The co-operative model will prove crucial in making agriculture 'atmanirbhar', said Amit Shah

Amit Shah
Amit Shah, Union Home Minister (File: Photo)
Vinay Umarji
3 min read Last Updated : Nov 01 2021 | 12:13 AM IST
Even as it celebrated 75 years of its foundation on Sunday, dairy and food major Amul is now being asked to share its success with other cooperative sectors and help them market their products.

Speaking at the 75th foundation year ceremony here, home and cooperation minister Amit Shah said, “Many farmers in other cooperative sectors have shifted to organic products but they do not have a platform to market their goods. Can Amul and other cooperatives provide them a platform that can help them market their products? It is not right (for Amul) to limit itself to 3.6 million milk producing farmers but look beyond.”

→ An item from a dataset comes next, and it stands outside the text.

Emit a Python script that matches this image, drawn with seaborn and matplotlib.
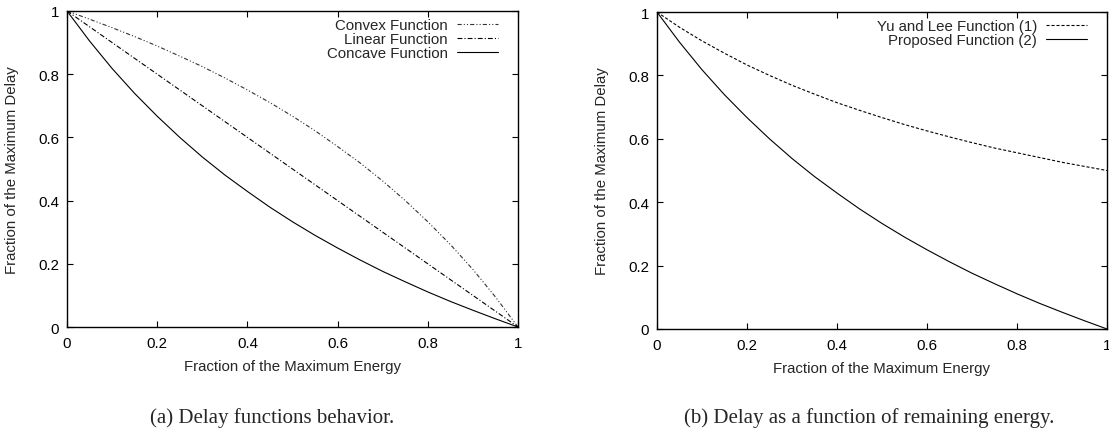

Asking the dairy cooperative major to play a “more proactive role” in the cooperative sector, Shah said, “Agricu­lture farming, animal husbandry and milk processing need to be seen in a new light.”

Launched as a cooperative movement in 1946 to protect local dairy farmers from monopolistic practices of the then Polson dairy in Anand, Amul’s journey of milk procurement alone, which began with 200 litres daily, has today reached nearly 30 million litres per day.

Amul saw Dr Verghese Kurien help develop milk powder from buffalo milk in the early 1950s, followed by cheese and baby food. By the 1970s, the standalone cooperative dairy formed Gujarat Cooper­a­tive Milk Marketing Federa­tion (GCMMF), thereby bringing other milk cooperative district unions under one state-wide marketing organisation.

To date, there are 18 such district unions under the federation, accounting for a total turnover of over Rs 53,000 crore as of financial year 2020-21.

On its part, Amul has continued to spread its wings from merely procuring milk from within Gujarat to outside the state as well. Since 2010, when Amul embarked to procure milk from outside, the dairy cooperative added four million litres of milk procurement and 700,000 milk producers from other states.

In the last few years, the country’s largest dairy company has also gradually forayed and now strengthened its base in non-dairy products, thereby taking other food and staples majors head-on. Last year, Amul forayed into edible oils with the launch of Janmay at an investment of Rs 500 crore.

Since then, Amul has been foraying into wheat flour, ready-to-eat frozen snacks and sweets, apart from ramping up its chocolate manufacturing capacity. Today, Amul has over 50 products with more than 1,070 stock-keeping units.

However, Shah’s call for extending its horizons has come at a time when Amul on Sunday launched its own branded organic fertiliser, along with an ethno veterinary supplement plant. In doing so, Amul has started looking beyond dairy and helping other segments.

Meanwhile, National Cooperative Development Corporation (NCDC), under the aegis of the ministry of fisheries, animal husbandry & dairy and ministry of cooperation, launched the ‘Sahakar’ scheme for the dairy sector.

With a corpus of Rs 5,000 crore, the scheme aims to provide financial assistance to the dairy sector.